“It’s pretty rare for Apple to use these point releases to add more substantial new features, but that’s just what happened this past week, when the company not only put out a beta version of iOS 9.3 for developers, but also posted a page of the not-insignificant features included in it.”
Dan Moren examines the interesting timing of the release of a new beta version of iOS, which features a web page describing its new features. But what Dan omits is the fact that this release seems to fit well with the many rumors that suggest an immanent release of both the Apple Watch 2 and a new “c” iPhone, the iPhone 6c (or whatever it will be called).
To be fair, the handful of features that Apple highlights are nothing to shout about (unless you’re in education), and one feature that Apple doesn’t underscore on that page is the ability to pair more than one Apple Watch to an iPhone. This makes sense if the Apple Watch 2 is to be released.

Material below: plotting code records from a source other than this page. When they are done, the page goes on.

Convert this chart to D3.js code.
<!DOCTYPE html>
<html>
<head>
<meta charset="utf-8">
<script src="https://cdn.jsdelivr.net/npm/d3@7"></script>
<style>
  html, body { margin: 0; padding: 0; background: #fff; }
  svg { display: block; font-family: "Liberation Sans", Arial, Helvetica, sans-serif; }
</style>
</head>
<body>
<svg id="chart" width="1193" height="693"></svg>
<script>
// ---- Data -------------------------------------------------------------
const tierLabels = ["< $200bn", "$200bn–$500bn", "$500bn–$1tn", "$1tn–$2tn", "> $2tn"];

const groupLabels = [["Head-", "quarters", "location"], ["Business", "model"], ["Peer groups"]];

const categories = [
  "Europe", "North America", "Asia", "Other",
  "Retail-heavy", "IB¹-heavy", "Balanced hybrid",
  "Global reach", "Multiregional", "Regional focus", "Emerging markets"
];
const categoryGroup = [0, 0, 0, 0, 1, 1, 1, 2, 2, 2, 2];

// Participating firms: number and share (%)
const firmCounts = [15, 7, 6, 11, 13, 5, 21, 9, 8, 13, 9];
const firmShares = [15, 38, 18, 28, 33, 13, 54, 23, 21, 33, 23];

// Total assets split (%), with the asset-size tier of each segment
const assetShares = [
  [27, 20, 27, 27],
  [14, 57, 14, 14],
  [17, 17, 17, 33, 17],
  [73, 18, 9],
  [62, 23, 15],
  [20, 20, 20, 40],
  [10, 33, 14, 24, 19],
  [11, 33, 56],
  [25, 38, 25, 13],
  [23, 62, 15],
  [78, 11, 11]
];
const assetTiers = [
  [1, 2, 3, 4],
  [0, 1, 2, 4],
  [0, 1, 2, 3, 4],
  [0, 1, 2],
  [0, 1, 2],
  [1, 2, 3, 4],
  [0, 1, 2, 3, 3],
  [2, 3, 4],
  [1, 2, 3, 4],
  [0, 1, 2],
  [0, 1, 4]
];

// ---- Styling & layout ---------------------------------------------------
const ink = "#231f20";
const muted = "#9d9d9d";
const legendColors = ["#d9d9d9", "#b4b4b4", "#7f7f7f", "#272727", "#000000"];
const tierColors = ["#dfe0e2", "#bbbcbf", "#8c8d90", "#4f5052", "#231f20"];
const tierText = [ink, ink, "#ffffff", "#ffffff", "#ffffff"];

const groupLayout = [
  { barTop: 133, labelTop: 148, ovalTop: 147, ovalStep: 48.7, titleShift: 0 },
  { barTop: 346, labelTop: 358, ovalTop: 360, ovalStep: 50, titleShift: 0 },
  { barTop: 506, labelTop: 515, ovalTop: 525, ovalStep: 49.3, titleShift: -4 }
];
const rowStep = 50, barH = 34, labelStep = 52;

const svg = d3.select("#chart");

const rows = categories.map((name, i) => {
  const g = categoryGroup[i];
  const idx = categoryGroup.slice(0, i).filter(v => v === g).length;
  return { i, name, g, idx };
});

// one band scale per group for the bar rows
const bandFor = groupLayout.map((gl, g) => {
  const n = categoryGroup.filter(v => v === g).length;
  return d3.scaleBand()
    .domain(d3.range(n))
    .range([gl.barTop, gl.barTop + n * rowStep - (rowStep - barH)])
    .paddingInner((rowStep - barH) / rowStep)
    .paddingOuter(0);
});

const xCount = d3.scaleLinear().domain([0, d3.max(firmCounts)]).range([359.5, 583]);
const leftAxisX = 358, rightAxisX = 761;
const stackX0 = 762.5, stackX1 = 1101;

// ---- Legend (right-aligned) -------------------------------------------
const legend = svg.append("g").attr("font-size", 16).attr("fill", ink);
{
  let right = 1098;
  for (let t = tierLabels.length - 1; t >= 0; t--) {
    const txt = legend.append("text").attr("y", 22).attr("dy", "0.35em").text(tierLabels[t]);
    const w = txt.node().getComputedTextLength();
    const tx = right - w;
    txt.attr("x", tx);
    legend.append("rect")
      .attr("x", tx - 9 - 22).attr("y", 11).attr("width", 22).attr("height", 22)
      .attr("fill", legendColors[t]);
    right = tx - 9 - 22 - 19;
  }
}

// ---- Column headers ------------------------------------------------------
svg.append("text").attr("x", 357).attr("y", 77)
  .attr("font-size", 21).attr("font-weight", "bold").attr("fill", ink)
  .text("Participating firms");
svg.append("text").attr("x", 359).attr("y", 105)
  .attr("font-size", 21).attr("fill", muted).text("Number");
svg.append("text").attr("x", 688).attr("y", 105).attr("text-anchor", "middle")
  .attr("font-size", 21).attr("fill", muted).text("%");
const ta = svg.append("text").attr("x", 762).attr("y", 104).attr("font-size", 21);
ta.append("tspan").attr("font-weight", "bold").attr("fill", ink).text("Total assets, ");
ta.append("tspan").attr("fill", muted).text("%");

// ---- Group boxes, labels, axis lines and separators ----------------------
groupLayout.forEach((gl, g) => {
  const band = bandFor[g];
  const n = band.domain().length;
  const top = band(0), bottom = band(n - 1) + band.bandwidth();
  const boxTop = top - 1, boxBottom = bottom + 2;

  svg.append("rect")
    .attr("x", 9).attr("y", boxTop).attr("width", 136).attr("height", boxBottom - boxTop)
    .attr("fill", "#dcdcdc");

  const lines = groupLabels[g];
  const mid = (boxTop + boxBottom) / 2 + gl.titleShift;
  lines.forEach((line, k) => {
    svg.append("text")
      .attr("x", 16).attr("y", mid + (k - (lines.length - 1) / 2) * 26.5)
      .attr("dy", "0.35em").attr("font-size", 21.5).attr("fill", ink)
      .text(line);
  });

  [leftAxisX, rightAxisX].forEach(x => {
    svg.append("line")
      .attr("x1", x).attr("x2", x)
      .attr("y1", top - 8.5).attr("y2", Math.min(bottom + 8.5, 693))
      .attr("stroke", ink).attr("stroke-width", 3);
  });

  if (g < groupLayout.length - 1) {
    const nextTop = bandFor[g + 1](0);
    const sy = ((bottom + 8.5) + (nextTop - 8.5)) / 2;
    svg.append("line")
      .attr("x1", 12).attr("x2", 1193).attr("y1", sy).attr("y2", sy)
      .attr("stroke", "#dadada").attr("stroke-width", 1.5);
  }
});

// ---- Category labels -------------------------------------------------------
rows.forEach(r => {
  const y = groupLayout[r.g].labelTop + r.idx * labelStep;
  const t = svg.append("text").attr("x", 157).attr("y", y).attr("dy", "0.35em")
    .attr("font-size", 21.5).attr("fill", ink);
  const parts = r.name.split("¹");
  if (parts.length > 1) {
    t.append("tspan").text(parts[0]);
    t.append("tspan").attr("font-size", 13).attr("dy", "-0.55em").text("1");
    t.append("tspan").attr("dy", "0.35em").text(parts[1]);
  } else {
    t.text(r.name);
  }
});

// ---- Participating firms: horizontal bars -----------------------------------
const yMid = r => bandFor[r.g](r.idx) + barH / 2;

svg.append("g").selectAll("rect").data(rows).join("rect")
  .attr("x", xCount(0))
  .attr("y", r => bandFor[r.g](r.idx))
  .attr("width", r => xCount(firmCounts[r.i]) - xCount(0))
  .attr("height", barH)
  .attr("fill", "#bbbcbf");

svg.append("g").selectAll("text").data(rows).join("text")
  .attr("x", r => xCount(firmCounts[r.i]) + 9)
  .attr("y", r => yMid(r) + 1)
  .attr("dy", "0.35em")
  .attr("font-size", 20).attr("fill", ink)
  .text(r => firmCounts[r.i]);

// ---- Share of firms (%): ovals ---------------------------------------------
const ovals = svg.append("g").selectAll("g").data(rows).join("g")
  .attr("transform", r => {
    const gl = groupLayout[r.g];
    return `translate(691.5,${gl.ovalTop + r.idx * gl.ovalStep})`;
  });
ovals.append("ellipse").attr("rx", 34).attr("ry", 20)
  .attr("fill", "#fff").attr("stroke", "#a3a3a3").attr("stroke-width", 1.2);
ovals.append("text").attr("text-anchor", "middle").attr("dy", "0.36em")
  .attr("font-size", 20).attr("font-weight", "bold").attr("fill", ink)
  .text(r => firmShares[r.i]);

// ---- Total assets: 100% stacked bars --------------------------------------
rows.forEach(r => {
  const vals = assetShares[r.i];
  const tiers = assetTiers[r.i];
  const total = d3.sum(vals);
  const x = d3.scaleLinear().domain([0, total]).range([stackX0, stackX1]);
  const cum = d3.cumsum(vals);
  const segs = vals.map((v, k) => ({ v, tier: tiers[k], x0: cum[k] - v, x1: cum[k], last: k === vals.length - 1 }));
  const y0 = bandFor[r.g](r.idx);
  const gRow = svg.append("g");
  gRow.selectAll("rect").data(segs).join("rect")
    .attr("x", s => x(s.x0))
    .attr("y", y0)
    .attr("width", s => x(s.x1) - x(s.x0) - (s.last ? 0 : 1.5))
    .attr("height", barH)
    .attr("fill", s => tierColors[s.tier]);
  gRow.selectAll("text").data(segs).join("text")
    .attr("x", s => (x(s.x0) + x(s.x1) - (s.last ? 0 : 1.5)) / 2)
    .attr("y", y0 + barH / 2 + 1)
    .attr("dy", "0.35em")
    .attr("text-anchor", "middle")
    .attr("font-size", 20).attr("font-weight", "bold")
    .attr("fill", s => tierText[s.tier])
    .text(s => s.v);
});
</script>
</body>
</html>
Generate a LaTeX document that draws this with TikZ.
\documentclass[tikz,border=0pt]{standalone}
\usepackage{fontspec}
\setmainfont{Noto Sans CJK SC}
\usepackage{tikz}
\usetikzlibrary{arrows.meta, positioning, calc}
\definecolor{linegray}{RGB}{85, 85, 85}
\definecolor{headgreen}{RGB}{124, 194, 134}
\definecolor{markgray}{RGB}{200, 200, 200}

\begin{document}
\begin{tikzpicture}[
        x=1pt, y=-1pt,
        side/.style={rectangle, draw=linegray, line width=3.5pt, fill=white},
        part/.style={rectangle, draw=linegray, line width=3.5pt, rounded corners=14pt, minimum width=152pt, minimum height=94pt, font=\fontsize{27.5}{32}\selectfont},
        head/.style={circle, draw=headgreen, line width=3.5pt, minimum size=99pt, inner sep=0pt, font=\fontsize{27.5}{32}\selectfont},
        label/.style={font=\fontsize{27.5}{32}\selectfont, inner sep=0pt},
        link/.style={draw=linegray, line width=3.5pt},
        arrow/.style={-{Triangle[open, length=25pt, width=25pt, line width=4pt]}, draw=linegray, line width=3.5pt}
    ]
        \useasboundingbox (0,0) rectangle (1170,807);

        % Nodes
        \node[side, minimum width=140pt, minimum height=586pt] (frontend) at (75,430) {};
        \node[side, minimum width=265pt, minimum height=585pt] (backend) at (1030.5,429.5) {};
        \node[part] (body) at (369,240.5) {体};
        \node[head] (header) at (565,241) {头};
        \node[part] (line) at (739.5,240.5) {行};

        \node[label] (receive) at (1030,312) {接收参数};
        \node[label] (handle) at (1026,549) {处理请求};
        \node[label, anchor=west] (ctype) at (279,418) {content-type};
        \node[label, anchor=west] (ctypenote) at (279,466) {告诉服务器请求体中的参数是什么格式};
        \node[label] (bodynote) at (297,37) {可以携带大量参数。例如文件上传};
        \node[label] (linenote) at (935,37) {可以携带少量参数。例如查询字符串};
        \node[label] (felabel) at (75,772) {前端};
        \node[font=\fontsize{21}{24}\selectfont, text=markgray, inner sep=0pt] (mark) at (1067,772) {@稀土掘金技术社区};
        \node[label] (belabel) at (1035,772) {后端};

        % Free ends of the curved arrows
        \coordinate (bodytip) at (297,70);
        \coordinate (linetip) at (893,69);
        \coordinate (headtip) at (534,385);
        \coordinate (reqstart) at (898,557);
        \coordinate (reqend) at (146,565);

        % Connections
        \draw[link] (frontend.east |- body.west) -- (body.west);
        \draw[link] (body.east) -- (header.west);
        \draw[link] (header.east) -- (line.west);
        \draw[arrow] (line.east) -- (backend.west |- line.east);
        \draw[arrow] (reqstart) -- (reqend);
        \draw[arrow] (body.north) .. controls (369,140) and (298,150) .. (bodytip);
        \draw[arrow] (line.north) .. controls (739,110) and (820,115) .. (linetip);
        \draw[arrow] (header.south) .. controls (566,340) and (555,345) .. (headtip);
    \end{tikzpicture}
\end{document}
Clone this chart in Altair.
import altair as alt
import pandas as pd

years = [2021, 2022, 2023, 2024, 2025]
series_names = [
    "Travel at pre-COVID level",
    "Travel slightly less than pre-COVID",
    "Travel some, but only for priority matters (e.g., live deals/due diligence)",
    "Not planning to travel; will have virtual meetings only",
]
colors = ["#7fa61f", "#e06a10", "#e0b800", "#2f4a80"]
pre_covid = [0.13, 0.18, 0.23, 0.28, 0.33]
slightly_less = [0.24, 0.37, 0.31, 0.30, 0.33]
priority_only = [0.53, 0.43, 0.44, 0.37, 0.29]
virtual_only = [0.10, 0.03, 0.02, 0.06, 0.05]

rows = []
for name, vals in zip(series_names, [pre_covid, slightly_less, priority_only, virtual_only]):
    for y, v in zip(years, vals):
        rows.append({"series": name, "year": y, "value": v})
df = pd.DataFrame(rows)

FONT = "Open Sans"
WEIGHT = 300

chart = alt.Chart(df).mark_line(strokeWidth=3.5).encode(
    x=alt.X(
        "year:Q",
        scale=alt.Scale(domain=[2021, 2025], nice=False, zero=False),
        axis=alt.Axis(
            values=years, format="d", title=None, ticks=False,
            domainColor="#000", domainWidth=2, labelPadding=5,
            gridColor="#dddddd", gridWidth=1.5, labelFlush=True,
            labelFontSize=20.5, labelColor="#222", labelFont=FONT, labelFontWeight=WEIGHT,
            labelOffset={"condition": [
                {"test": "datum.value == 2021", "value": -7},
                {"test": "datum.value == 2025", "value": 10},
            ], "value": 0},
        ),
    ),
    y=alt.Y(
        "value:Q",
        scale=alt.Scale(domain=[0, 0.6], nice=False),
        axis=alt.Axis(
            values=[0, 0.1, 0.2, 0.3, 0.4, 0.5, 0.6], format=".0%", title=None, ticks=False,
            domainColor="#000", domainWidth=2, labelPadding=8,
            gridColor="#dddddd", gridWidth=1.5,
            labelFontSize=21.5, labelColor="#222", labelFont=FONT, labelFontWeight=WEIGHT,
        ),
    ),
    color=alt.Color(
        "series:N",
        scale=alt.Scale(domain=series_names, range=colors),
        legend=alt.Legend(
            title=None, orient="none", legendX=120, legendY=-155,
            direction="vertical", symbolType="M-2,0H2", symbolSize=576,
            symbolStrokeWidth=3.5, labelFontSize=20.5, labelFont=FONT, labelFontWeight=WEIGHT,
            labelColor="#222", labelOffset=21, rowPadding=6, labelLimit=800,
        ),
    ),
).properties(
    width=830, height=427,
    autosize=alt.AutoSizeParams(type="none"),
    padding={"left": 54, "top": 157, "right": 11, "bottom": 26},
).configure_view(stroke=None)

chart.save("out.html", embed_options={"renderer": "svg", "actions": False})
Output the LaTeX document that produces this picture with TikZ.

I found it surprising that there was a lot of chatter wondering what the point of this would be, but it seems obvious to me. You bought an Apple Watch Sport, and, with the Apple Watch 2, you like it enough that you want to buy a new model. But you want to be able to, for example, use the Sport when you work out or run, and use a fancier stainless steel model as a dress watch. Right now, you simply cannot do this. But with iOS 9.3, you’ll be able to “Auto Switch” watches, so you will be able to have two (or even more) watches.
So iOS 9.3 is obviously timed to match the release of the Apple Watch 2, which may or may not mark a shift in the overall release schedule of iOS. It sort of makes sense; major updates to iOS are tied to releases for iPhones, but we can now expect minor updates to also bring new features for other devices, such as, in this case, the Apple Watch and the iPad (for education).